In fact, limblessness and missing bits seemed to be a theme this year, right down to the story my younger sister told with some of the old Christmas tree ornaments:
From left to right, Mrs Dobbins (missing her legs, an arm and the loop of string on top of her head due to her enthusiastic habit of rolling down the street), Clive the Headless Rocking Horse (ran afoul of a beer company for criticising its objectification of women, a subject about which he feels very strongly despite the fact that he is neither female or human), various soldiers who lost their bits in battling the evil chicken minions of the Easter Bunny, and another horse who's quite literally gone off his rocker and also has to wear his head slung over the left side of his rump for fear of over-balancing. I don't remember his story, except that he now runs a bicycle shop.
A slightly more serious attempt at decoration (I disapprove of Yule logs that involve feral plants like holly):
... and my two dogs worn out after a long morning beach walk.
Not that Snowy went on the walk. He was worn out by all his quiet sleeping while the rest of the family (including both beagles) was on a morning beach walk. He's seventeen, blind, deaf and doddery, lives with my parents because he'd be far too disoriented if I took him with me to Melbourne, and we've been expected him to die suddenly for about three years.
He quite likes Oliver, though I don't think Oliver really notices him.
I also think it's fair to say that we were the only family in Adelaide or farther playing the dictionary game from the Oxford Latin Dictionary (we found it's easier than the English, because it's much easier to find a word that no one knows), and making up family line-by-line stories involving Chrétien de Troyes, Cleopatra and Amanda Vanstone.
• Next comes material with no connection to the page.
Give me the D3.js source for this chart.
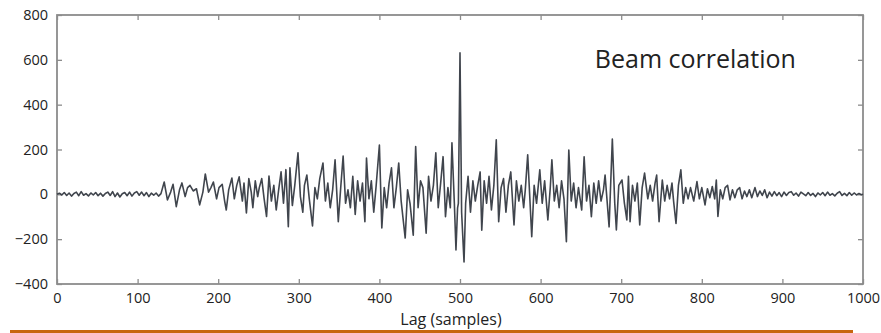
<!DOCTYPE html>
<html>
<head>
<meta charset="utf-8">
<script src="https://cdn.jsdelivr.net/npm/d3@7"></script>
<style>
  body { margin: 0; background: #fff; }
  svg { display: block; }
</style>
</head>
<body>
<svg id="chart" width="881" height="333"></svg>
<script>
const lagSamples = [
  0,3,6,9,12,15,18,21,24,27,30,33,36,39,42,45,48,51,54,57,60,63,66,69,72,75,78,81,84,87,90,93,96,99,102,105,108,111,114,117,120,123,126,129,
  133,137,141,144,148,152,155,159,162,165,169,173,177,181,184,188,191,194,198,201,205,208,210,213,217,220,223,226,230,232,235,238,241,243,246,249,251,254,257,260,263,266,269,272,275,278,281,
  284,287,289,292,295,299,302,305,307,310,313,317,320,323,326,330,333,336,339,342,345,349,352,355,358,361,364,367,370,373,376,379,382,384,387,390,393,396,400,403,406,409,412,415,418,421,424,427,
  432,435,438,442,445,448,451,454,458,461,464,467,470,473,476,479,482,485,488,490,493,495,497,498,500,502,505,507,510,513,516,519,522,525,527,530,533,536,539,542,545,548,551,554,557,560,563,567,570,573,576,579,581,584,589,592,595,599,
  602,605,609,612,614,617,620,623,626,629,632,635,638,641,644,647,651,654,657,660,663,666,669,672,675,678,680,685,689,692,694,697,701,704,707,709,711,714,717,720,723,726,729,733,736,739,742,744,747,751,754,757,760,763,765,768,771,774,777,780,783,786,790,794,797,800,804,807,810,813,816,818,820,823,826,829,832,835,838,841,844,847,850,853,856,859,862,866,869,872,875,878,881,884,887,890,893,896,899,
  902,905,908,911,914,917,920,923,926,929,932,935,938,941,944,947,950,953,956,959,962,965,968,971,974,977,980,983,986,989,992,995,998,1000
];
const corrValues = [
  0,5,-3,8,-5,6,-8,4,10,-6,12,-4,3,-7,6,-3,8,-6,5,-8,4,10,-5,12,-10,6,-12,3,8,-6,10,-8,6,12,-4,10,-6,8,-10,5,-4,6,-8,3,
  55,-25,10,45,-55,20,51,-10,30,40,15,25,-47,10,91,10,30,55,-20,30,45,-30,-70,20,73,-20,40,78,-30,50,-83,70,10,-60,60,-10,30,70,-20,-99,82,-30,40,-70,20,100,-40,
  110,-144,118,-50,40,185,-10,-80,40,86,-20,-141,30,-20,70,140,-30,50,-60,20,154,-122,30,171,-40,20,-60,80,-90,60,-30,50,-122,162,-20,60,-80,40,220,-150,30,-60,50,118,-60,30,140,-30,
  -195,20,-40,-182,213,-60,60,30,-173,80,-30,40,185,-60,50,168,-100,30,-60,230,-40,-248,-60,-40,631,-80,-302,-40,80,-80,60,-30,40,100,-160,60,-40,80,-70,40,243,-122,30,70,-80,40,100,-137,60,-30,40,-60,20,176,-189,40,-40,109,
  -40,60,-114,30,154,-30,40,-60,60,-20,-211,198,-30,50,-60,30,-70,167,-30,40,-100,50,-40,60,-30,20,86,-145,247,-40,-159,40,64,-40,-114,80,-122,40,-30,50,-137,30,95,-20,40,-30,50,86,-122,64,-30,40,-20,50,-30,-130,40,109,-40,30,-20,30,-30,57,-20,30,-47,25,-15,35,-20,64,-99,20,-20,30,40,-25,20,-15,20,30,-20,15,-10,20,-15,30,-10,15,-5,20,-15,10,-8,12,-6,8,-10,
  10,-5,8,12,-4,6,-8,10,2,-6,8,-5,4,-10,6,-3,8,-6,10,-4,3,-7,5,12,-5,4,-6,8,-4,6,-3,4,-2,0
];
const xTicks = [0, 100, 200, 300, 400, 500, 600, 700, 800, 900, 1000];
const yTicks = [-400, -200, 0, 200, 400, 600, 800];
const xLabel = "Lag (samples)";
const title = "Beam correlation";

const margin = {top: 15, right: 18, bottom: 49, left: 57};
const width = 881 - margin.left - margin.right;
const height = 333 - margin.top - margin.bottom;

const svg = d3.select("#chart");
const g = svg.append("g").attr("transform", `translate(${margin.left},${margin.top})`);

const x = d3.scaleLinear().domain([0, 1000]).range([0, width]);
const y = d3.scaleLinear().domain([-400, 800]).range([height, 0]);

const fmt = d => d < 0 ? "\u2212" + Math.abs(d) : String(d);
const axisColor = "#8c8c8c";
const font = "'Open Sans', sans-serif";

function styleAxis(sel) {
  sel.select(".domain").remove();
  sel.selectAll(".tick line").attr("stroke", axisColor).attr("stroke-width", 1.3);
  sel.selectAll(".tick text").attr("fill", "#222").style("font-family", font).style("font-size", "14.5px");
}

g.append("g").attr("transform", `translate(0,${height})`)
  .call(d3.axisBottom(x).tickValues(xTicks).tickSize(-5).tickPadding(9).tickFormat(fmt))
  .call(styleAxis);
g.append("g")
  .call(d3.axisTop(x).tickValues(xTicks).tickSize(-5).tickFormat(""))
  .call(styleAxis);
g.append("g")
  .call(d3.axisLeft(y).tickValues(yTicks).tickSize(-5).tickPadding(9).tickFormat(fmt))
  .call(styleAxis);
g.append("g").attr("transform", `translate(${width},0)`)
  .call(d3.axisRight(y).tickValues(yTicks).tickSize(-5).tickFormat(""))
  .call(styleAxis);

g.append("rect")
  .attr("width", width).attr("height", height)
  .attr("fill", "none").attr("stroke", axisColor).attr("stroke-width", 1.8);

const samples = lagSamples.map((lag, i) => ({lag: lag, v: corrValues[i]}));
const line = d3.line().x(d => x(d.lag)).y(d => y(d.v));

g.append("path")
  .datum(samples)
  .attr("fill", "none")
  .attr("stroke", "#40454d")
  .attr("stroke-width", 1.6)
  .attr("stroke-linejoin", "round")
  .attr("d", line);

g.append("text")
  .attr("x", x(792)).attr("y", y(563))
  .attr("text-anchor", "middle")
  .attr("fill", "#222")
  .style("font-family", font).style("font-size", "25px")
  .text(title);

svg.append("text")
  .attr("x", 451).attr("y", 325)
  .attr("text-anchor", "middle")
  .attr("fill", "#222")
  .style("font-family", font).style("font-size", "16px")
  .text(xLabel);

// orange rule along the bottom edge
svg.append("rect")
  .attr("x", 10).attr("y", 330).attr("width", 843).attr("height", 3)
  .attr("fill", "#c8650f");
</script>
</body>
</html>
It works like this. Everyone in the circle has a piece of paper. They write a man's name up the top, followed by the word 'met'. They fold the top down to hide the name from the next person, then pass the paper on. On the next paper, they write a woman's name, then fold it down and pass it on. Everyone contributes a sentence to each story, following a consistent pattern to preserve some coherence. In this case, the pattern was:
[man's name] met [woman's name] at [place]. He [said/did something]. She [ditto]. [repeat actions, alternating he/she, a certain number of times agreed in the group]. The upshot was that... [something happened].
For example:
David John Kilpatrick [my father] met
Cleopatra at
Windsor Castle.
She raised one finely plucked golden eyebrow at his choice of garter.
He tickled her tummy.
She rose onto her tiptoes and wiggled her ears conspiratorially.
The consequence was they got married and had lots and lots of babies and two rather scrawny cockatoos.
Or:
Margaret Thatcher met
Kevin Rudd [our Prime Minister] at
the Chelsea Flower Show, where he was judging the cyclads and she was dressed as one.
He remembered that he'd always had a phobia about that kind of female and began to run around in circles, squawking and flapping his arms about.
She replied, "But sir, where do you put your Grumpy Old Mysterious Stranger Who Holds The Information Necessary For The Quest, But Who Talks Only In Cryptic Epigrams?"
He rabbited on a bit longer, but finally shut up when they started playing some of his favourite music.
She raced after him, intending to catch him by train, but then remembered that she'd previously rigged all the points.
The upshot was that he joined the Australian Labour Party and developed a terrible phobia of floral print.
I don't know how we got such an appropriate final line, given whoever wrote it can't have known that the story had previously contained either a Labour PM or flowers.
Merry Christmas and New Year, and may you lose no limbs, or even claws!
2 months ago
2 comments:
OMG, most awesome gingerbread men ever.
Thank you!
They are, of course, completeyl inedible due to superfluous amounts of icing sugar, but that's what all those boringly elegant ones with eyes and buttons of cashous and/or hazelnuts are for.